Only a few hours remain in May, so it is time to get writing, lest the month end up a complete void. Although there are no posts to prove it, Buller Time has been active throughout May researching the topic of this series. This post will begin to lay out the broad strokes of what has been learned so that, as we proceed, we can understand the lives and experiences of the Bullers and other Mennonites we encounter within their proper historical contexts. We start with several clarifications.
First, the term Soviet Union is not relevant for the entire period we will cover, nor should the term evoke the same image throughout this entire period. Strictly speaking, the Soviet Union—or, more properly, the Union of Soviet Socialist Republics—did not come into existence until late in 1922; our examination will begin well before that date, during the years that led up to the creation of the Soviet Union.
Further, even after 1922, the Soviet Union was not a static entity: like all governing bodies, the Soviet Union evolved and changed to meet the demands of a dynamic internal and international situation and to conform to the personal desires of various leaders, whether Lenin, Trotsky, Stalin, or someone else. Consequently, those of us who grew up during the height of the Cold War, when children and parents alike feared nuclear war between the US and USSR, should not impose our memories of the Soviet Union in the 1960s and beyond on the earliest Soviet state of the 1920s and 1930s.
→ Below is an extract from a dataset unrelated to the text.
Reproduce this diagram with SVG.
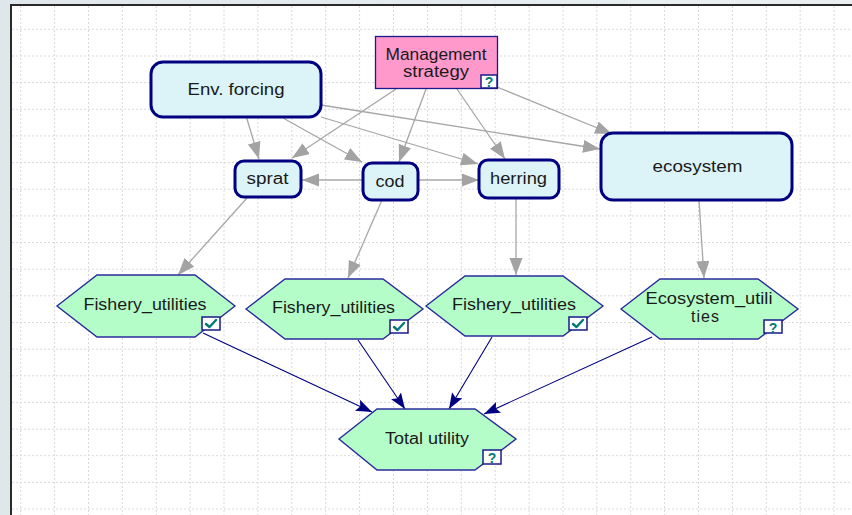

There were similarities and continuities, to be sure, but each period should be examined on its own terms, so that our understanding of life in the Soviet Union at any particular moment is true to the facts as we know them.
Second, although the series refers to Bullers in the Soviet Union, the scarcity of family-specific data will frequently require us to discuss the Mennonite experience in general, then apply what we learn to any Bullers who may have been under Soviet control at that time. We will, to be sure, seek to identify specific Bullers in the historical record, and we will also attempt to place them on the family tree.
We will begin, I imagine, with David Buller and his son Heinrich, during the last days of the Russian monarchy. However, we will also touch on other Bullers we can identify, including Katya Buller’s family in Kleefeld, a family of Bullers we discovered earlier seeking to escape Soviet control, and, I believe, even one Buller member of the Soviet Communist Party. With any luck, other Bullers will step out of the mists of history and take their rightful place in our larger family story.
The investigation will be informed, of course, by various resources, but two deserve special mention. First, Russia: A History (Freeze 2009) offers a scholarly but highly accessible account of Russian history from Kievan Rus in the late ninth century through Vladimir Putin in the early twenty-first century. Our general history of the Russian/Soviet context will be heavily informed by the narrative offered there. Second, our understanding of the Mennonite experience within the Soviet context will depend greatly on a series of lectures by Terry Martin on “The Russian Mennonite Encounter with the Soviet State, 1917–1955” (Martin 2002). Martin’s three lectures on this topic are freely available for anyone to read, and I encourage those who wish to understand the Mennonite experience in the first half-century of Soviet rule to read these lectures more than once.
With this background set, we are ready to begin the series proper. Our approach will be to describe as fully as necessary the historical context of a particular moment in Russian/Soviet history, then locate the Mennonite community and any Bullers known to us in that time and place. Our goal in all of this will be not only to learn both the names and lineages of members of our broader family but also to appreciate the challenges they faced during the waning of the Russian Empire and the rise and growth of the Soviet Union.
Sources Cited
Freeze, Gregory L., ed. 2009. Russia: A History. 3rd ed. Oxford: Oxford University Press.
Martin, Terry. 2002. The Russian Mennonite Encounter with the Soviet State, 1917–1955. Conrad Grebel Review 20:5–59. Available online here.